There was also a glimpse of the Agriculture Innovation Mission for Climate (AIM4C), a high-profile joint initiative by the US and the UAE, which will formally launch at the upcoming COP26 UN climate negotiations in Glasgow, UK. It said a dozen new governments, including Bangladesh, Finland, Japan, and Kenya, as well as the Gates Foundation and the UN Food and Agriculture Organization, have joined the initiative.
Sean de Cleene, a member of the executive committee at the World Economic Forum and co-chair of the ‘Innovation’ part of the Food Systems Summit’s ‘Levers of Change’ workstream, urged governments to “allocate 1% of the proportion of [their] GDP that relates to food systems, to innovation and R&D.”
He also announced a data and digital coalition that aims to use technologies “to their fullest potential.” This will include the creation of a global digital map that will link individuals, small agribusinesses, policy makers, and digital service providers.
Speakers at the summit emphasized the importance of change occurring at the national level, and the UN identified five action areas that can guide the transformation: nutritious food, nature-based solutions, fair and decent work, resilience to weather extremes and other shocks, and accelerating the means of implementation.
Sophie Healy-Thow, co-chair of the Food Systems Summit’s Youth Liaison group, praised the event for engaging with young people.
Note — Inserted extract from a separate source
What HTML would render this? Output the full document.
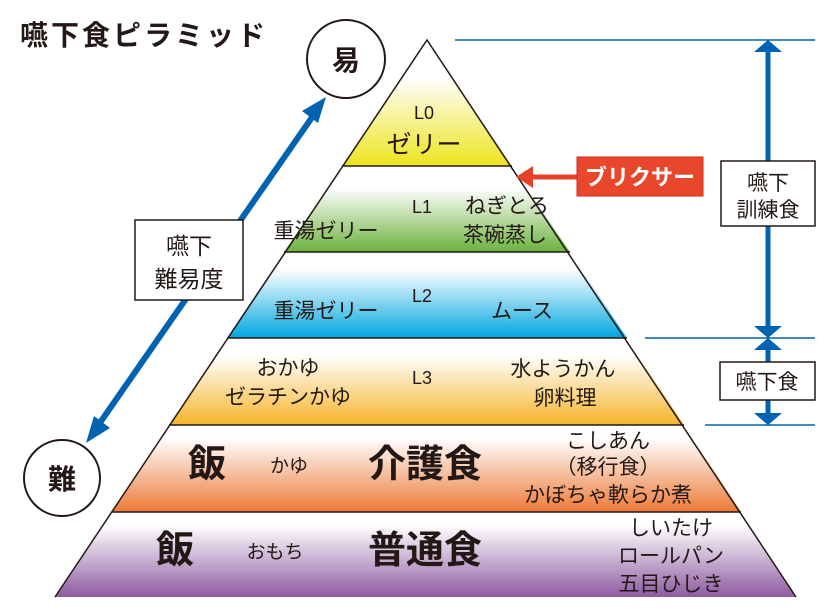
<!DOCTYPE html>
<html><head><meta charset="utf-8"><style>
html,body{margin:0;padding:0;background:#fff;}
svg{display:block;font-family:"Liberation Sans","Noto Sans CJK JP",sans-serif;}
</style></head><body>
<svg width="834" height="613" viewBox="0 0 834 613" xmlns="http://www.w3.org/2000/svg">
<defs>
<linearGradient id="g0" x1="0" y1="0" x2="0" y2="1"><stop offset="0.3" stop-color="#fff"/><stop offset="1" stop-color="#ece41c"/></linearGradient>
<linearGradient id="g1" x1="0" y1="0" x2="0" y2="1"><stop offset="0.25" stop-color="#fff"/><stop offset="1" stop-color="#6cb23e"/></linearGradient>
<linearGradient id="g2" x1="0" y1="0" x2="0" y2="1"><stop offset="0.2" stop-color="#fff"/><stop offset="1" stop-color="#00a6df"/></linearGradient>
<linearGradient id="g3" x1="0" y1="0" x2="0" y2="1"><stop offset="0.2" stop-color="#fff"/><stop offset="1" stop-color="#f6b42a"/></linearGradient>
<linearGradient id="g4" x1="0" y1="0" x2="0" y2="1"><stop offset="0.15" stop-color="#fff"/><stop offset="1" stop-color="#ec7a37"/></linearGradient>
<linearGradient id="g5" x1="0" y1="0" x2="0" y2="1"><stop offset="0.15" stop-color="#fff"/><stop offset="1" stop-color="#8d5ba1"/></linearGradient>
</defs>
<text x="20" y="45" font-size="28" font-weight="bold" fill="#231815" letter-spacing="3">嚥下食ピラミッド</text>

<polygon points="427,40 342,166 512,166" fill="url(#g0)"/>
<polygon points="342,166 512,166 570,252 284,252" fill="url(#g1)"/>
<polygon points="284,252 570,252 627,338 227,338" fill="url(#g2)"/>
<polygon points="227,338 627,338 684,425 169,425" fill="url(#g3)"/>
<polygon points="169,425 684,425 741,512 112,512" fill="url(#g4)"/>
<polygon points="112,512 741,512 796,597 55,597" fill="url(#g5)"/>
<g stroke="#231815" stroke-width="1.5" fill="none">
<polyline points="55,597 427,40 796,597"/>
<line x1="342" y1="166" x2="512" y2="166"/>
<line x1="284" y1="252" x2="570" y2="252"/>
<line x1="227" y1="338" x2="627" y2="338"/>
<line x1="169" y1="425" x2="684" y2="425"/>
<line x1="112" y1="512" x2="741" y2="512"/>
</g>

<g fill="#231815" text-anchor="middle">
<text x="424" y="119" font-size="18">L0</text>
<text x="424" y="153" font-size="25">ゼリー</text>
<text x="422" y="213" font-size="18">L1</text>
<text x="326" y="238" font-size="21">重湯ゼリー</text>
<text x="507" y="213" font-size="21">ねぎとろ</text>
<text x="505" y="242" font-size="21">茶碗蒸し</text>
<text x="422" y="302" font-size="18">L2</text>
<text x="326" y="318" font-size="21">重湯ゼリー</text>
<text x="522" y="318" font-size="21">ムース</text>
<text x="288" y="375" font-size="21">おかゆ</text>
<text x="288" y="404" font-size="21">ゼラチンかゆ</text>
<text x="422" y="384" font-size="18">L3</text>
<text x="563" y="376" font-size="21">水ようかん</text>
<text x="565" y="405" font-size="21">卵料理</text>
<text x="207" y="477" font-size="38" font-weight="bold">飯</text>
<text x="289" y="472" font-size="19">かゆ</text>
<text x="425" y="477" font-size="38" font-weight="bold">介護食</text>
<text x="608" y="448" font-size="21">こしあん</text>
<text x="608" y="474" font-size="21">（移行食）</text>
<text x="608" y="502" font-size="21">かぼちゃ軟らか煮</text>
<text x="175" y="563" font-size="38" font-weight="bold">飯</text>
<text x="275" y="558" font-size="19">おもち</text>
<text x="425" y="563" font-size="38" font-weight="bold">普通食</text>
<text x="671" y="535" font-size="21">しいたけ</text>
<text x="671" y="563" font-size="21">ロールパン</text>
<text x="671" y="591" font-size="21">五目ひじき</text>
</g>

<circle cx="346" cy="59" r="39" fill="#fff" stroke="#231815" stroke-width="2"/>
<text x="346" y="70" font-size="28" font-weight="bold" text-anchor="middle" fill="#231815">易</text>
<circle cx="62" cy="478" r="38" fill="#fff" stroke="#231815" stroke-width="2"/>
<text x="62" y="489" font-size="28" font-weight="bold" text-anchor="middle" fill="#231815">難</text>

<line x1="97" y1="427" x2="315" y2="113" stroke="#0063b1" stroke-width="6"/>
<polygon points="326,97 302,111 318,123" fill="#0063b1"/>
<polygon points="86,443 94,416 110,428" fill="#0063b1"/>
<rect x="135" y="220" width="108" height="80" fill="#fff" stroke="#231815" stroke-width="1.5"/>
<text x="189" y="254" font-size="23" text-anchor="middle" fill="#231815">嚥下</text>
<text x="189" y="287" font-size="23" text-anchor="middle" fill="#231815">難易度</text>

<g stroke="#0063b1" stroke-width="1.5">
<line x1="455" y1="40" x2="815" y2="40"/>
<line x1="645" y1="338" x2="815" y2="338"/>
<line x1="705" y1="425" x2="815" y2="425"/>
</g>
<line x1="768" y1="52" x2="768" y2="326" stroke="#0063b1" stroke-width="5"/>
<polygon points="768,40 754,52 782,52" fill="#0063b1"/>
<polygon points="768,338 754,326 782,326" fill="#0063b1"/>
<line x1="768" y1="350" x2="768" y2="413" stroke="#0063b1" stroke-width="5"/>
<polygon points="768,338 754,350 782,350" fill="#0063b1"/>
<polygon points="768,425 754,413 782,413" fill="#0063b1"/>
<rect x="721" y="161" width="94" height="65" fill="#fff" stroke="#231815" stroke-width="1.5"/>
<text x="768" y="190" font-size="21" text-anchor="middle" fill="#231815">嚥下</text>
<text x="768" y="217" font-size="21" text-anchor="middle" fill="#231815">訓練食</text>
<rect x="720" y="362" width="95" height="38" fill="#fff" stroke="#231815" stroke-width="1.5"/>
<text x="767" y="389" font-size="21" text-anchor="middle" fill="#231815">嚥下食</text>

<line x1="528" y1="177" x2="578" y2="177" stroke="#e8412a" stroke-width="5"/>
<polygon points="516,177 533,166 533,188" fill="#e8412a"/>
<rect x="577" y="157" width="126" height="39" fill="#e8472b" stroke="#d9261c" stroke-width="1"/>
<text x="640" y="185" font-size="22" font-weight="bold" text-anchor="middle" fill="#fff">ブリクサー</text>
</svg>
</body></html>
“It’s the first UN conference I felt, as a young person, properly included in,” she told AFN.
“It brought so many young people and youth organizations together and supported the creation of many new youth movements such as the Act4Food, Act4Change campaign which, by the day of the summit, had over 100,000 pledges from youth and allies of youth.”
However, she is less hopeful the world is on a clear course to change food systems, which account for more than a third of global greenhouse gas emissions and are a primary driver of biodiversity loss.
“The way things are going currently I do not believe we will be on track to transform in a meaningful way. We need action and we need it urgently,” she said.